The announcement didn’t come as a surprise. The building had become mostly vacant, with utilities and upkeep scaled back to bare minimums.
Demolition was awarded to S.G. Loewendick & Sons, a regional contractor based in Grove City.
They started teardown work around October 2009. The process wasn’t rushed.
Crews had to manage utility lines, public safety, and the still-active parking deck.
Demolition wrapped in March 2010.
The parking garage remained standing and in daily use.
Over time, it was tied by a walkway to two new mixed-use projects: 250 South High Street, completed in January 2016, and 80 on the Commons at 80 East Rich Street.
Both developments combined ground-floor retail with upper-level residential units.
Public-Space Investment and the Rise of Columbus Commons
Even before demolition ended, the city had already moved on to what would come next.
Columbus Commons didn’t arrive by accident.
It was a pre-planned $20 million redevelopment with strong ties to the city’s broader revitalization agenda.
The new design replaced concrete with nine acres of green space.
Columbus Commons opened to the public in May 2011.
Its layout featured gardens, a café, a performance stage, a carousel, and open lawn areas built for events.

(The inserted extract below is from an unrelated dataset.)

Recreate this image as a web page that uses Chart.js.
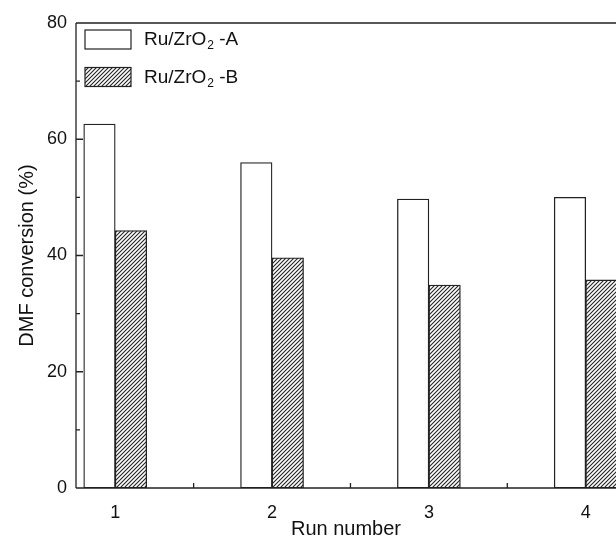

The old mall’s underground parking remained intact, now serving the park and surrounding offices.
The west side of the park became a site for private investment.
Highpoint on Columbus Commons, a $50 million residential and retail complex, rose in place of the old anchor department store footprint.
It offered 301 apartments and 23,000 square feet of ground-level commercial space.
The project aligned with what the city saw as a growing downtown housing trend—one that had started gaining traction in the late 2000s, particularly around the Arena District and nearby German Village.
The Lazarus building, closed since 2004, was retrofitted for research, office use, and dining by 2010.
Rather than attracting suburban traffic, the area was now repositioned to serve a downtown residential base.
Retail wasn’t gone from the area, but its role had changed.
Now it followed people who lived nearby. Not the other way around.